Editor support for `.bus` files
Overview
BusDK ships three .bus editor-support layers.
The first is the VS Code compatible language package. It adds file association,
syntax highlighting, and semantic tokens for shebang lines, comments, include
lines, sticky directive lines, command targets, flags, key=value
assignments, quoted strings, trailing line continuations, and common date-like
values that appear in Bus command files.
This is the primary install path for VS Code, Cursor, VSCodium, Windsurf, and
other editors that can consume VS Code extensions or .vsix packages.
The second is a Tree-sitter grammar under bus/editors/tree-sitter-bus/ for
parser-backed highlighting in editors such as Neovim and Emacs.
The third is a lightweight stdio language server at
bus/editors/vscode-bus-language/language-server.js. Editors that can launch a
custom language server can use it directly for .bus semantic tokens even when
they do not consume VS Code extensions.
Install a shipped package
If BusDK publishes the extension in a marketplace, install it there in the same
way as other editor extensions. If you receive a release artifact instead,
install the .vsix file from the editor command palette. In VS Code and Cursor
this is typically the Extensions: Install from VSIX... command.
The same .vsix artifact is the fallback distribution path for users who do
not use the Microsoft Marketplace. A BusDK release can attach the file
directly, and editors that accept local .vsix packages can install it without
extra user-side configuration.
Build the .vsix package from source
Inside the public bus repository, run:
make package-vscode-extension
That command writes a .vsix artifact into bus/bin/. Maintainers can ship
that same file to users through release assets or another downloadable channel.

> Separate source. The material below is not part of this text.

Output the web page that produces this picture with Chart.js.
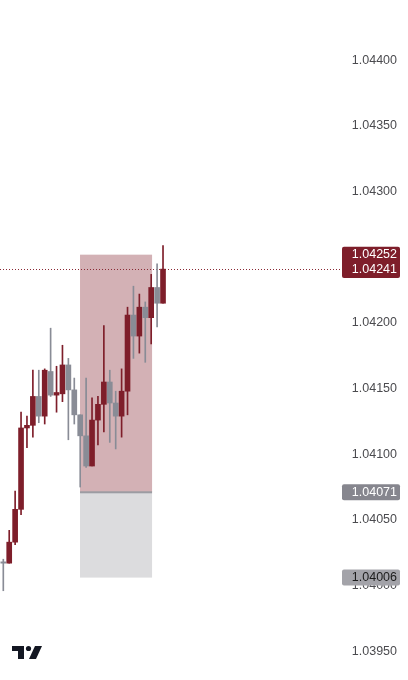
<!DOCTYPE html>
<html>
<head>
<meta charset="utf-8">
<script src="https://cdn.jsdelivr.net/npm/chart.js@4"></script>
<style>
  html, body { margin: 0; padding: 0; background: #fff; }
  #wrap { width: 408px; height: 680px; position: relative; }
</style>
</head>
<body>
<div id="wrap"><canvas id="priceChart"></canvas></div>
<script>
// candle values (oldest first)
const opens  = [1.04018, 1.04017, 1.04033, 1.04058, 1.04120, 1.04122, 1.04144, 1.04129, 1.04163, 1.04145,
                1.04146, 1.04168, 1.04149, 1.04130, 1.04114, 1.04091, 1.04126, 1.04138, 1.04155, 1.04139,
                1.04129, 1.04148, 1.04206, 1.04190, 1.04212, 1.04204, 1.04227, 1.04215];
const closes = [1.04017, 1.04033, 1.04058, 1.04120, 1.04122, 1.04144, 1.04129, 1.04164, 1.04145, 1.04147,
                1.04168, 1.04149, 1.04130, 1.04114, 1.04091, 1.04126, 1.04138, 1.04155, 1.04139, 1.04129,
                1.04148, 1.04206, 1.04190, 1.04212, 1.04204, 1.04227, 1.04215, 1.04241];
const highs  = [1.04020, 1.04042, 1.04072, 1.04132, 1.04129, 1.04164, 1.04164, 1.04165, 1.04196, 1.04167,
                1.04183, 1.04173, 1.04158, 1.04130, 1.04158, 1.04143, 1.04144, 1.04198, 1.04164, 1.04148,
                1.04165, 1.04212, 1.04228, 1.04222, 1.04216, 1.04237, 1.04245, 1.04259];
const lows   = [1.03996, 1.04017, 1.04031, 1.04054, 1.04105, 1.04113, 1.04124, 1.04123, 1.04144, 1.04132,
                1.04140, 1.04111, 1.04123, 1.04075, 1.04090, 1.04091, 1.04107, 1.04117, 1.04109, 1.04104,
                1.04113, 1.04130, 1.04173, 1.04177, 1.04170, 1.04184, 1.04197, 1.04215];

// price axis ticks
const priceTicks = [1.03950, 1.04000, 1.04050, 1.04100, 1.04150, 1.04200, 1.04250, 1.04300, 1.04350, 1.04400];

// position tool levels and span (in candle index units)
const targetPrice = 1.04252;
const lastPrice = 1.04241;
const entryPrice = 1.04071;
const stopPrice = 1.04006;
const boxFrom = 12.97;
const boxTo = 25.15;

const RED = '#7e1e2a';
const GRAY = '#898c96';

const idx = opens.map((_, i) => i);
const candleColors = idx.map(i => closes[i] >= opens[i] ? RED : GRAY);

const overlay = {
    id: 'overlay',
    beforeDatasetsDraw(chart) {
        const { ctx, scales: { x, y }, chartArea } = chart;
        const x0 = x.getPixelForValue(boxFrom);
        const x1 = x.getPixelForValue(boxTo);
        const yT = y.getPixelForValue(targetPrice);
        const yE = y.getPixelForValue(entryPrice);
        const yS = y.getPixelForValue(stopPrice);
        ctx.save();
        ctx.fillStyle = 'rgba(128,31,42,0.35)';
        ctx.fillRect(x0, yT, x1 - x0, yE - yT);
        ctx.fillStyle = '#dcdcde';
        ctx.fillRect(x0, yE, x1 - x0, yS - yE);
        ctx.fillStyle = '#9c9ca2';
        ctx.fillRect(x0, yE - 1, x1 - x0, 2);

        // last price dotted line
        const yL = Math.round(y.getPixelForValue(lastPrice)) + 0.5;
        ctx.strokeStyle = '#8a2a36';
        ctx.lineWidth = 1;
        ctx.setLineDash([1, 2]);
        ctx.beginPath();
        ctx.moveTo(chartArea.left, yL);
        ctx.lineTo(chartArea.right, yL);
        ctx.stroke();
        ctx.restore();
    },
    afterDraw(chart) {
        const { ctx, scales: { y } } = chart;
        const left = 342, w = 58, right = 397;
        ctx.save();
        ctx.font = '12.5px "Liberation Sans", Arial, sans-serif';
        ctx.textAlign = 'right';
        ctx.textBaseline = 'middle';

        // target + last price badge
        const yT = y.getPixelForValue(targetPrice);
        const yL = y.getPixelForValue(lastPrice);
        ctx.fillStyle = RED;
        ctx.beginPath();
        ctx.roundRect(left, yT - 8, w, yL - yT + 17, 2);
        ctx.fill();
        ctx.fillStyle = '#ffffff';
        ctx.fillText(targetPrice.toFixed(5), right, yT);
        ctx.fillText(lastPrice.toFixed(5), right, yL);

        // entry badge
        const yE = y.getPixelForValue(entryPrice);
        ctx.fillStyle = '#86868e';
        ctx.beginPath();
        ctx.roundRect(left, yE - 8, w, 16, 2);
        ctx.fill();
        ctx.fillStyle = '#ffffff';
        ctx.fillText(entryPrice.toFixed(5), right, yE);

        // stop badge
        const yS = y.getPixelForValue(stopPrice);
        ctx.fillStyle = '#a3a3a9';
        ctx.beginPath();
        ctx.roundRect(left, yS - 8, w, 16, 2);
        ctx.fill();
        ctx.fillStyle = '#1c1c1c';
        ctx.fillText(stopPrice.toFixed(5), right, yS);

        // TradingView logo
        ctx.fillStyle = '#131722';
        ctx.fillRect(12, 646, 12, 5);
        ctx.fillRect(18, 646, 6, 13);
        ctx.beginPath();
        ctx.arc(28.5, 648.5, 2.6, 0, Math.PI * 2);
        ctx.fill();
        ctx.beginPath();
        ctx.moveTo(35, 646);
        ctx.lineTo(42, 646);
        ctx.lineTo(36, 659);
        ctx.lineTo(29, 659);
        ctx.closePath();
        ctx.fill();
        ctx.restore();
    }
};

const ctx = document.getElementById('priceChart').getContext('2d');

new Chart(ctx, {
    type: 'bar',
    data: {
        datasets: [{
            label: 'wicks',
            data: idx.map(i => ({ x: i, y: [lows[i], highs[i]] })),
            backgroundColor: candleColors,
            barThickness: 1,
            grouped: false,
            order: 2
        }, {
            label: 'bodies',
            data: idx.map(i => ({ x: i, y: [opens[i], closes[i]] })),
            backgroundColor: candleColors,
            barThickness: 5,
            minBarLength: 1,
            grouped: false,
            order: 1
        }]
    },
    options: {
        responsive: true,
        maintainAspectRatio: false,
        animation: false,
        layout: { padding: { left: 0, right: 11, top: 0, bottom: 0 } },
        plugins: {
            legend: { display: false },
            tooltip: { enabled: false }
        },
        scales: {
            x: {
                type: 'linear',
                display: false,
                offset: false,
                min: -0.558,
                max: 56.92
            },
            y: {
                position: 'right',
                min: 1.03928,
                max: 1.04446,
                grid: { display: false },
                border: { display: false },
                afterBuildTicks: scale => {
                    scale.ticks = priceTicks.map(v => ({ value: v }));
                },
                afterFit: scale => {
                    scale.width = 57;
                    scale.paddingTop = 0;
                    scale.paddingBottom = 0;
                },
                ticks: {
                    crossAlign: 'far',
                    padding: 0,
                    color: '#4b4b4f',
                    font: { family: '"Liberation Sans", Arial, sans-serif', size: 12.5 },
                    callback: v => Number(v).toFixed(5)
                }
            }
        }
    },
    plugins: [overlay]
});
</script>
</body>
</html>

The supported release surfaces are intentionally simple. The .vsix artifact
is the first-class downloadable package for VS Code, Cursor, and Windsurf, and
the same extension metadata is also validated for the Open VSX-compatible
identifier busdk.language-bus / busdk/language-bus so VSCodium-style
distribution remains aligned with the shipped package metadata.
From the bus repository root, maintainers can validate that release metadata
still matches those supported distribution paths:
make check-vscode-extension-release
What the package contains
The VS Code-compatible source lives under bus/editors/vscode-bus-language/.
BusDK keeps one canonical TextMate grammar there, packages it into the
installable .vsix artifact with an offline packager script, and ships a local
semantic-token provider plus the same stdio language-server script that other
editors can run directly.
The parser-backed Tree-sitter source lives under bus/editors/tree-sitter-bus/
with grammar.js and queries/highlights.scm. That is the intended integration
path for editors that use Tree-sitter natively.
The repository verifies these artifacts with deterministic offline checks, so shipping the extension or the parser-backed assets does not depend on users writing local editor settings by hand or on maintainers checking grammar changes manually.